The government should also aim to ensure continued access to EU markets by UK financial services and that the industry has “confidence” that it will be able to “carry on doing business”.
The committee also noted that in the interests of UK-Irish relations and the Northern Ireland settlement, the Irish devolved assembly and executive needed to be involved at all stages including before Article 50 is triggered.

A solution will have to be found to the fact that the Northern Ireland Assembly is facing a snap election after power-sharing arrangements collapsed, and is not sitting.

Other points raised include:

Brexit will be the highest priority for some years across the civil service and is causing “strain” on various ministries. The “additional burden” and “new functions” it needs to take on requires recruitment, including “bringing in people from a range of backgrounds to ensure it is up to the task”. Working out the practical implications of Brexit involves “an extraordinarily complex range of activity across a wide range of domestic and international policies” and is a “gargantuan exercise”.

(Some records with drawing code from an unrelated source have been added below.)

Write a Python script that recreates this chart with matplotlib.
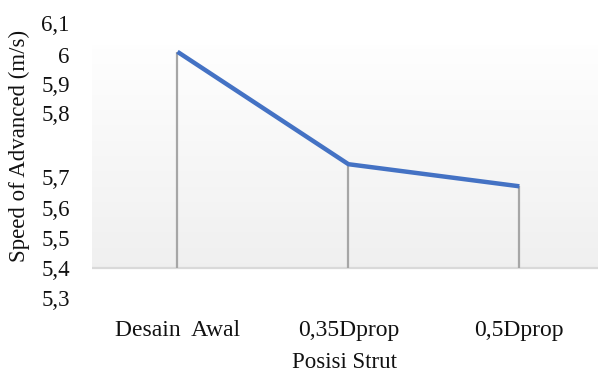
import numpy as np
import matplotlib
matplotlib.use("Agg")
import matplotlib.pyplot as plt

plt.rcParams['font.family'] = ['Liberation Serif', 'DejaVu Serif']

# data
categories = ["Desain  Awal", "0,35Dprop", "0,5Dprop"]
speed = [6.01, 5.72, 5.67]
y_ticks = [5.3, 5.4, 5.5, 5.6, 5.7, 5.8, 5.9, 6.0, 6.1]
y_labels = ["5,3", "5,4", "5,5", "5,6", "5,7", "5,8", "5,9", "6", "6,1"]

# the original axis is unevenly spaced, so map tick values to their pixel rows
tick_rows = np.array([298, 268, 238, 208, 177, 113, 84, 55, 23], dtype=float)

def fwd(v):
    return np.interp(v, y_ticks, -tick_rows)

def inv(u):
    return np.interp(u, -tick_rows, y_ticks)

W, H = 598, 373
fig = plt.figure(figsize=(W / 100, H / 100), dpi=100)
ax = fig.add_axes([92 / W, (H - 298) / H, (W - 92) / W, (298 - 23) / H])
ax.set_yscale('function', functions=(fwd, inv))
ax.set_ylim(5.3, 6.1)
ax.set_xlim(-0.5, 2.46)

x = np.arange(len(categories))

# plot-area gradient (white at top to light grey at bottom)
base = 5.4
top = 6.03
f0 = (fwd(base) - fwd(5.3)) / (fwd(6.1) - fwd(5.3))
f1 = (fwd(top) - fwd(5.3)) / (fwd(6.1) - fwd(5.3))
grad = np.linspace(0.94, 0.997, 256).reshape(-1, 1)
ax.imshow(np.dstack([grad, grad, grad]), extent=(0, 1, f0, f1), origin='lower',
          aspect='auto', transform=ax.transAxes, zorder=0, interpolation='bilinear')

ax.axhline(base, color='#d9d9d9', lw=1.6, zorder=1)
ax.vlines(x, base, speed, color='#a6a6a6', lw=1.6, zorder=2)
ax.plot(x, speed, color='#4472c4', lw=3.2, solid_capstyle='butt', zorder=3)

for s in ax.spines.values():
    s.set_visible(False)
ax.set_yticks(y_ticks)
ax.set_yticklabels(y_labels)
ax.set_xticks(x)
ax.set_xticklabels(categories)
ax.tick_params(axis='y', length=0, pad=16, labelsize=16.5, labelcolor='#111111')
ax.tick_params(axis='x', length=0, pad=16, labelsize=17, labelcolor='#111111')

ax.set_xlabel("Posisi Strut", fontsize=16.5, labelpad=8, color='#111111')
ax.set_ylabel("Speed of Advanced (m/s)", fontsize=16.5, color='#111111')
ax.yaxis.set_label_coords(-0.122, (298 - 146) / 275)

fig.savefig("out.png", dpi=100)
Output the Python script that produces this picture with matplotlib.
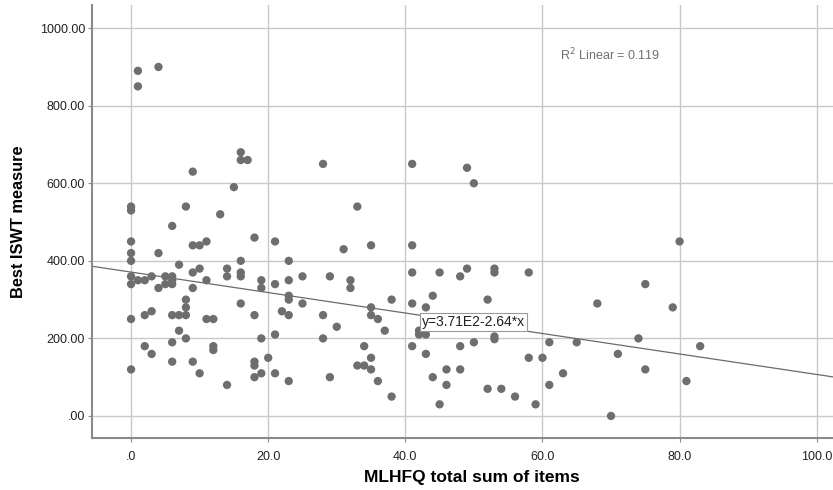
import numpy as np
import matplotlib.pyplot as plt
from matplotlib.ticker import FuncFormatter

# Data (MLHFQ score, best ISWT)
mlhfq = [0, 0, 0, 0, 0, 0, 0, 0, 0,
         1, 1, 1,
         2, 2, 2,
         3, 3, 3,
         4, 4, 4,
         5, 5,
         6, 6, 6, 6, 6, 6, 6,
         7, 7, 7,
         8, 8, 8, 8, 8,
         9, 9, 9, 9, 9,
         10, 10, 10,
         11, 11, 11,
         12, 12, 12,
         13,
         14, 14, 14,
         15,
         16, 16, 16, 16, 16, 16,
         17,
         18, 18, 18, 18, 18,
         19, 19, 19, 19,
         20,
         21, 21, 21, 21,
         22,
         23, 23, 23, 23, 23, 23,
         25, 25,
         28, 28, 28,
         29, 29,
         30, 31,
         32, 32,
         33, 33,
         34, 34,
         35, 35, 35, 35, 35,
         36, 36,
         37,
         38, 38,
         41, 41, 41, 41, 41,
         42, 42, 43,
         43, 43,
         44, 44,
         45, 45,
         46, 46,
         48, 48, 48,
         49, 49,
         50, 50,
         52, 52,
         53, 53, 53, 53,
         54, 56,
         58, 58,
         59, 60,
         61, 61,
         63, 65, 68, 70, 71, 74,
         75, 75,
         79, 80, 81, 83]
iswt = [540, 530, 450, 420, 400, 360, 340, 250, 120,
        890, 850, 350,
        350, 260, 180,
        360, 270, 160,
        900, 420, 330,
        360, 340,
        490, 360, 350, 340, 260, 190, 140,
        390, 260, 220,
        540, 300, 280, 260, 200,
        630, 440, 370, 330, 140,
        440, 380, 110,
        450, 350, 250,
        250, 180, 170,
        520,
        380, 360, 80,
        590,
        680, 660, 400, 370, 360, 290,
        660,
        460, 260, 140, 130, 100,
        350, 330, 200, 110,
        150,
        450, 340, 210, 110,
        270,
        400, 350, 310, 300, 260, 90,
        360, 290,
        650, 260, 200,
        360, 100,
        230, 430,
        350, 330,
        540, 130,
        130, 180,
        440, 280, 260, 150, 120,
        250, 90,
        220,
        300, 50,
        650, 440, 370, 290, 180,
        220, 210, 210,
        280, 160,
        310, 100,
        370, 30,
        120, 80,
        360, 180, 120,
        640, 380,
        600, 190,
        300, 70,
        380, 370, 205, 198,
        70, 50,
        370, 150,
        30, 150,
        190, 80,
        110, 190, 290, 0, 160, 200,
        340, 120,
        280, 450, 90, 180]

# fit line as printed on the chart
intercept = 371.0
slope = -2.64
fit_label = 'y=3.71E2-2.64*x'
r2_label = 'R$^2$ Linear = 0.119'

x_ticks = [0, 20, 40, 60, 80, 100]
y_ticks = [0, 200, 400, 600, 800, 1000]

plt.rcParams['font.family'] = ['Liberation Sans', 'DejaVu Sans']

fig = plt.figure(figsize=(8.33, 4.90), dpi=100)
ax = fig.add_axes([0.1104, 0.106, 0.889, 0.884])

xlim = (-5.7, 102.3)
ylim = (-57, 1060)
ax.set_xlim(xlim)
ax.set_ylim(ylim)

ax.set_xticks(x_ticks)
ax.set_yticks(y_ticks)
ax.grid(True, color='#c8c8c8', linewidth=1.0)
ax.set_axisbelow(True)

ax.scatter(mlhfq, iswt, s=36, color='#6e6e6e', edgecolors='none', zorder=3)

xs = np.array(xlim)
ax.plot(xs, intercept + slope * xs, color='#6a6a6a', linewidth=0.9, zorder=2)

ax.text(42.4, 243, fit_label, fontsize=10, va='center', ha='left', color='#222222',
        bbox=dict(boxstyle='square,pad=0.15', facecolor='white', edgecolor='#9a9a9a',
                  linewidth=0.8), zorder=4)
ax.text(62.6, 932, r2_label, fontsize=9, color='#707070', va='center', ha='left')


def fmt_dec(v, pos, nd):
    s = f'{v:.{nd}f}'
    if s.startswith('0'):
        s = s[1:]
    return s


ax.xaxis.set_major_formatter(FuncFormatter(lambda v, p: fmt_dec(v, p, 1)))
ax.yaxis.set_major_formatter(FuncFormatter(lambda v, p: fmt_dec(v, p, 2)))
ax.tick_params(axis='both', labelsize=9, colors='#8a8a8a', labelcolor='#222222',
               length=3, width=0.8)
ax.tick_params(axis='x', pad=6)
ax.tick_params(axis='y', pad=2)

for side in ['top', 'right']:
    ax.spines[side].set_visible(False)
for side in ['left', 'bottom']:
    ax.spines[side].set_color('#8a8a8a')
    ax.spines[side].set_linewidth(1.5)

ax.set_xlabel('MLHFQ total sum of items', fontsize=12.5, fontweight='bold')
ax.xaxis.set_label_coords(0.5135, -0.074)
ax.set_ylabel('Best ISWT measure', fontsize=11.8, fontweight='bold', labelpad=10)

fig.savefig('out.png', dpi=100)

If the UK leaves the customs union it may need more customs officers and may also need more people for border control.

A draft of the planned ‘Great Repeal Bill’ must be published for scrutiny by Parliament as soon as possible, because it needs to be in place to provide legal certainty in the UK on the day after ‘Brexit day’. (This would incorporate the whole of existing EU law into UK law, for possible piecemeal repeal afterwards).

It will be essential to maintain cooperation with the EU on defence, foreign policy, security and the fight against terrorism.

If the UK seeks to control migration, it should bear in mind the importance of skilled EU workers to the UK.

A “cliff edge” change after Brexit – with no transitional arrangements regarding the future relationship – would be “extremely disruptive” to business “whether it be the need to adjust to new provisions for regulatory approval, new customs requirements, or the need to adjust to new costs or restrictions in employing EU workers”.

If there is a risk of this, some businesses might leave before it happens.

The government should say at the outset of negotiations that if trading arrangements change, then an “adjustment period” for UK services firms will be sought. If the future relationship has not been agreed by the time the UK exits then transitional agreements should be made in respect of single market access for goods and services.

If the UK ultimately trades according to ordinary World Trade Organisation rules for third-party states, a range of tariffs would apply – on average only 3.5%, but higher on certain products such as 20% on most food and drink (36% for daily products), 10% for cars and 10-20% on clothes.

The report says that by the time the UK exits there must be clarity on:

The institutional and financial consequences of leaving, including resolving all budget, pension and other liabilities and the status of EU agencies based in the UK;

Border arrangements between Northern Ireland and the Republic of Ireland;

The status of UK citizens in the EU and EU citizens in the UK;

The UK’s ongoing relationship with EU regulatory bodies and agencies;

The status of ongoing police and judicial cooperation; and of UK participation in ongoing common foreign and security policy missions; and

A clear framework for UK–EU trade; and clarity on allocation of former EU powers to national and devolved governments.